* **Dataset extract**
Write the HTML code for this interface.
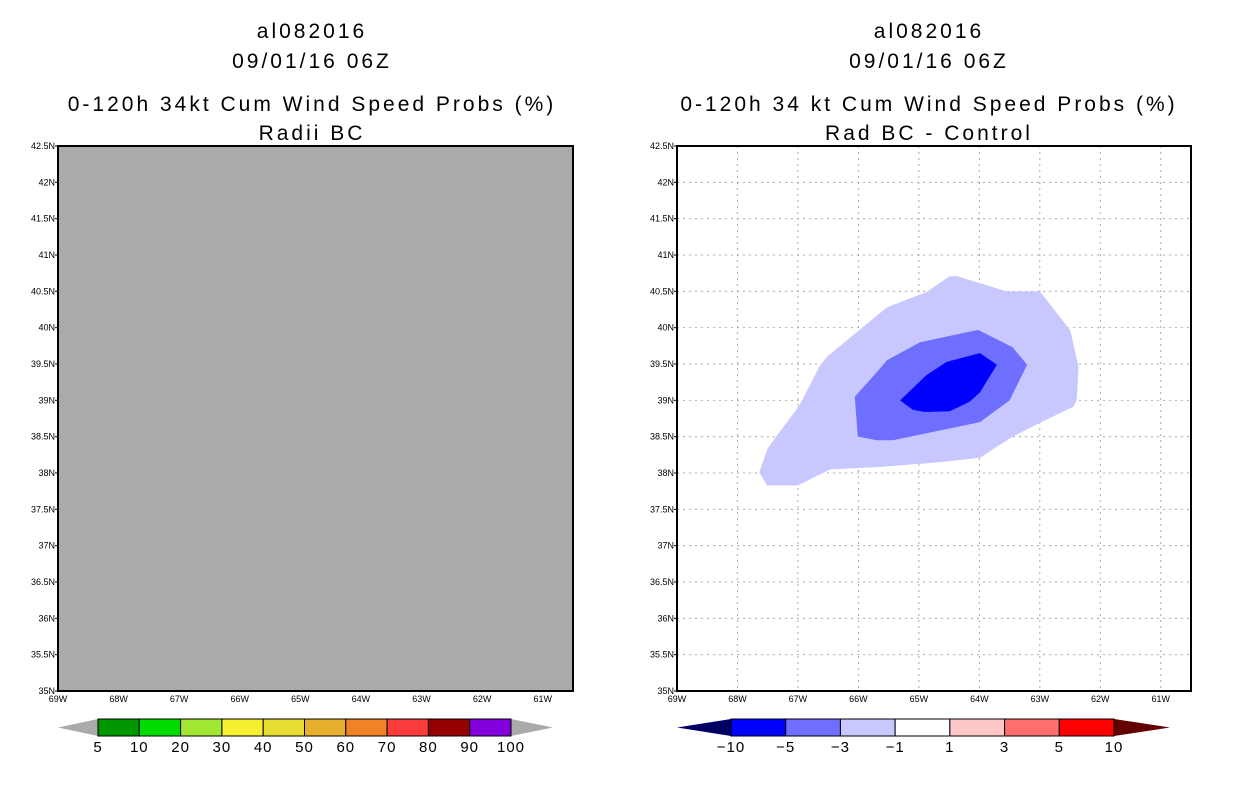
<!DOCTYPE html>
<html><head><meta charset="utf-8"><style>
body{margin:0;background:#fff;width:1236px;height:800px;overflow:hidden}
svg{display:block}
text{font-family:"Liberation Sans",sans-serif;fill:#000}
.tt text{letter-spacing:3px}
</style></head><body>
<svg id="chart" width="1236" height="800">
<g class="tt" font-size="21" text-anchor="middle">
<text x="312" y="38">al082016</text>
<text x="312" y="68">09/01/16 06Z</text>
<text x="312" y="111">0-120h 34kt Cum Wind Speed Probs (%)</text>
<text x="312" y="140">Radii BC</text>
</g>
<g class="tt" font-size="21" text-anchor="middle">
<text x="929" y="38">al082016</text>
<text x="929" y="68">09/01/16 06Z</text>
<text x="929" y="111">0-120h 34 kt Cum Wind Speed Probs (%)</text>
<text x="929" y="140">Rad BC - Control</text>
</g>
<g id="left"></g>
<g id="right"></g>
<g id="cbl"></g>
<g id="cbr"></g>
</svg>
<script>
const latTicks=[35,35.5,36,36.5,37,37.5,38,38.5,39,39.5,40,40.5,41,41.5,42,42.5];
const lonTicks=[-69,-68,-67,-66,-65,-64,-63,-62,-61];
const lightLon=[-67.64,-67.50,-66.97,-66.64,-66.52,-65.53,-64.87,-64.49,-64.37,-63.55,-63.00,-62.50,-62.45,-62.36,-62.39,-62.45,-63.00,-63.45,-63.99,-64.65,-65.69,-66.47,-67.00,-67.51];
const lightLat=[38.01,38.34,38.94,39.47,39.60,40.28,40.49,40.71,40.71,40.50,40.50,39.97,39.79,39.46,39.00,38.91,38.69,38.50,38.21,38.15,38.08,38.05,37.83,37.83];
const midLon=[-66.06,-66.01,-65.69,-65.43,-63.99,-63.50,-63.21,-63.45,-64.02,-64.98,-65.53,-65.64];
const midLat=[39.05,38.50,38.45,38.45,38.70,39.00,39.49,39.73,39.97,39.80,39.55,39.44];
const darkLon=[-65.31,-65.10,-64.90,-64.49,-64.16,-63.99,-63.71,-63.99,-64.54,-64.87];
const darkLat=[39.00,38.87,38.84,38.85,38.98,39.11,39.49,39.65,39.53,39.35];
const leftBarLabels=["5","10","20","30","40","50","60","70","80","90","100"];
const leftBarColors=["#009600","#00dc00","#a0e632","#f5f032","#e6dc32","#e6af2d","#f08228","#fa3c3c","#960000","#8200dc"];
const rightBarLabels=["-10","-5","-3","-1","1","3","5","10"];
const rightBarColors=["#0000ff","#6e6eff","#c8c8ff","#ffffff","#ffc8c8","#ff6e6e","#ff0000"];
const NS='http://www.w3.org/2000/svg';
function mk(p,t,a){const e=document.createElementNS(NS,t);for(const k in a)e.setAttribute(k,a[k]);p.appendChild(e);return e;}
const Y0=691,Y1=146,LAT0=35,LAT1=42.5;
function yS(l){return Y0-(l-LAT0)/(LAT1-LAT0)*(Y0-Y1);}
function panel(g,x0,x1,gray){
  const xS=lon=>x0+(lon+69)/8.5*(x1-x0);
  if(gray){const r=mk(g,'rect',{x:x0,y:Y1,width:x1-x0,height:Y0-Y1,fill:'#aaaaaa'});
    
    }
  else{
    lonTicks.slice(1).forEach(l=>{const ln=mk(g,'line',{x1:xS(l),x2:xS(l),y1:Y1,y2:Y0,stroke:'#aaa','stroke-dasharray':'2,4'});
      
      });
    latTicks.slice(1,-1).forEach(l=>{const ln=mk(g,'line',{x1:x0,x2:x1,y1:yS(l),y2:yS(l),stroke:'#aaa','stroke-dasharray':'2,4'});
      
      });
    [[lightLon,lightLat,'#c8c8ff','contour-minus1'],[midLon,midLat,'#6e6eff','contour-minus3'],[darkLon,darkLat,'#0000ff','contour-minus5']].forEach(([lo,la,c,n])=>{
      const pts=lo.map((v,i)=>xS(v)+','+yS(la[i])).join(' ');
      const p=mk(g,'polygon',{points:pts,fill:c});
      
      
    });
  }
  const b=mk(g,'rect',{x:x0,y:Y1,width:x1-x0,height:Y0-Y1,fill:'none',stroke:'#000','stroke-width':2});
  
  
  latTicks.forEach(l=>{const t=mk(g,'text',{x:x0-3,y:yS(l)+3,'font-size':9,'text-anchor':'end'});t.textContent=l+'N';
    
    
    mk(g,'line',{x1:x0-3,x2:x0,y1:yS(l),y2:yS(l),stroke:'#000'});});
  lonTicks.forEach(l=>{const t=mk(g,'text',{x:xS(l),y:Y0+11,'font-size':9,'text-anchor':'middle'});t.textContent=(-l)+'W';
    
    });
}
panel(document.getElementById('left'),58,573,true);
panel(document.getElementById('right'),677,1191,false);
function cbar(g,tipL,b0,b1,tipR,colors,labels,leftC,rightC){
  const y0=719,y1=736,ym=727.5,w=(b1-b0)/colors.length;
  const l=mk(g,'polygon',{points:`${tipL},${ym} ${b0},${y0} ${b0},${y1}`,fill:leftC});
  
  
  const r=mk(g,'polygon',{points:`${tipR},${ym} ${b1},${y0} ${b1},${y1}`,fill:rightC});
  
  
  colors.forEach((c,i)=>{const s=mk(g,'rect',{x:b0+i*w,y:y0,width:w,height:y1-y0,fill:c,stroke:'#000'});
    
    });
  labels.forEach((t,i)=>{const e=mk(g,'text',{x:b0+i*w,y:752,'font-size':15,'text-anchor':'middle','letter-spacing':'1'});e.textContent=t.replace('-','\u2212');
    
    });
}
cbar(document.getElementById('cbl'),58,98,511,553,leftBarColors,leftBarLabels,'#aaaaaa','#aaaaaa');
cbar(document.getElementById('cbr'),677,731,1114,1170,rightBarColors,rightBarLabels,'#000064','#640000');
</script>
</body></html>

* **Problem details**
Transcribe the preceding listing in its entirety and with exact wording, leaving out pictures.

* **Full solution**
Write the HTML code for this interface.
<!DOCTYPE html>
<html><head><meta charset="utf-8"><style>
body{margin:0;background:#fff;width:1236px;height:800px;overflow:hidden}
svg{display:block}
text{font-family:"Liberation Sans",sans-serif;fill:#000}
.tt text{letter-spacing:3px}
</style></head><body>
<svg id="chart" width="1236" height="800">
<g class="tt" font-size="21" text-anchor="middle">
<text x="312" y="38">al082016</text>
<text x="312" y="68">09/01/16 06Z</text>
<text x="312" y="111">0-120h 34kt Cum Wind Speed Probs (%)</text>
<text x="312" y="140">Radii BC</text>
</g>
<g class="tt" font-size="21" text-anchor="middle">
<text x="929" y="38">al082016</text>
<text x="929" y="68">09/01/16 06Z</text>
<text x="929" y="111">0-120h 34 kt Cum Wind Speed Probs (%)</text>
<text x="929" y="140">Rad BC - Control</text>
</g>
<g id="left"></g>
<g id="right"></g>
<g id="cbl"></g>
<g id="cbr"></g>
</svg>
<script>
const latTicks=[35,35.5,36,36.5,37,37.5,38,38.5,39,39.5,40,40.5,41,41.5,42,42.5];
const lonTicks=[-69,-68,-67,-66,-65,-64,-63,-62,-61];
const lightLon=[-67.64,-67.50,-66.97,-66.64,-66.52,-65.53,-64.87,-64.49,-64.37,-63.55,-63.00,-62.50,-62.45,-62.36,-62.39,-62.45,-63.00,-63.45,-63.99,-64.65,-65.69,-66.47,-67.00,-67.51];
const lightLat=[38.01,38.34,38.94,39.47,39.60,40.28,40.49,40.71,40.71,40.50,40.50,39.97,39.79,39.46,39.00,38.91,38.69,38.50,38.21,38.15,38.08,38.05,37.83,37.83];
const midLon=[-66.06,-66.01,-65.69,-65.43,-63.99,-63.50,-63.21,-63.45,-64.02,-64.98,-65.53,-65.64];
const midLat=[39.05,38.50,38.45,38.45,38.70,39.00,39.49,39.73,39.97,39.80,39.55,39.44];
const darkLon=[-65.31,-65.10,-64.90,-64.49,-64.16,-63.99,-63.71,-63.99,-64.54,-64.87];
const darkLat=[39.00,38.87,38.84,38.85,38.98,39.11,39.49,39.65,39.53,39.35];
const leftBarLabels=["5","10","20","30","40","50","60","70","80","90","100"];
const leftBarColors=["#009600","#00dc00","#a0e632","#f5f032","#e6dc32","#e6af2d","#f08228","#fa3c3c","#960000","#8200dc"];
const rightBarLabels=["-10","-5","-3","-1","1","3","5","10"];
const rightBarColors=["#0000ff","#6e6eff","#c8c8ff","#ffffff","#ffc8c8","#ff6e6e","#ff0000"];
const NS='http://www.w3.org/2000/svg';
function mk(p,t,a){const e=document.createElementNS(NS,t);for(const k in a)e.setAttribute(k,a[k]);p.appendChild(e);return e;}
const Y0=691,Y1=146,LAT0=35,LAT1=42.5;
function yS(l){return Y0-(l-LAT0)/(LAT1-LAT0)*(Y0-Y1);}
function panel(g,x0,x1,gray){
  const xS=lon=>x0+(lon+69)/8.5*(x1-x0);
  if(gray){const r=mk(g,'rect',{x:x0,y:Y1,width:x1-x0,height:Y0-Y1,fill:'#aaaaaa'});
    
    }
  else{
    lonTicks.slice(1).forEach(l=>{const ln=mk(g,'line',{x1:xS(l),x2:xS(l),y1:Y1,y2:Y0,stroke:'#aaa','stroke-dasharray':'2,4'});
      
      });
    latTicks.slice(1,-1).forEach(l=>{const ln=mk(g,'line',{x1:x0,x2:x1,y1:yS(l),y2:yS(l),stroke:'#aaa','stroke-dasharray':'2,4'});
      
      });
    [[lightLon,lightLat,'#c8c8ff','contour-minus1'],[midLon,midLat,'#6e6eff','contour-minus3'],[darkLon,darkLat,'#0000ff','contour-minus5']].forEach(([lo,la,c,n])=>{
      const pts=lo.map((v,i)=>xS(v)+','+yS(la[i])).join(' ');
      const p=mk(g,'polygon',{points:pts,fill:c});
      
      
    });
  }
  const b=mk(g,'rect',{x:x0,y:Y1,width:x1-x0,height:Y0-Y1,fill:'none',stroke:'#000','stroke-width':2});
  
  
  latTicks.forEach(l=>{const t=mk(g,'text',{x:x0-3,y:yS(l)+3,'font-size':9,'text-anchor':'end'});t.textContent=l+'N';
    
    
    mk(g,'line',{x1:x0-3,x2:x0,y1:yS(l),y2:yS(l),stroke:'#000'});});
  lonTicks.forEach(l=>{const t=mk(g,'text',{x:xS(l),y:Y0+11,'font-size':9,'text-anchor':'middle'});t.textContent=(-l)+'W';
    
    });
}
panel(document.getElementById('left'),58,573,true);
panel(document.getElementById('right'),677,1191,false);
function cbar(g,tipL,b0,b1,tipR,colors,labels,leftC,rightC){
  const y0=719,y1=736,ym=727.5,w=(b1-b0)/colors.length;
  const l=mk(g,'polygon',{points:`${tipL},${ym} ${b0},${y0} ${b0},${y1}`,fill:leftC});
  
  
  const r=mk(g,'polygon',{points:`${tipR},${ym} ${b1},${y0} ${b1},${y1}`,fill:rightC});
  
  
  colors.forEach((c,i)=>{const s=mk(g,'rect',{x:b0+i*w,y:y0,width:w,height:y1-y0,fill:c,stroke:'#000'});
    
    });
  labels.forEach((t,i)=>{const e=mk(g,'text',{x:b0+i*w,y:752,'font-size':15,'text-anchor':'middle','letter-spacing':'1'});e.textContent=t.replace('-','\u2212');
    
    });
}
cbar(document.getElementById('cbl'),58,98,511,553,leftBarColors,leftBarLabels,'#aaaaaa','#aaaaaa');
cbar(document.getElementById('cbr'),677,731,1114,1170,rightBarColors,rightBarLabels,'#000064','#640000');
</script>
</body></html>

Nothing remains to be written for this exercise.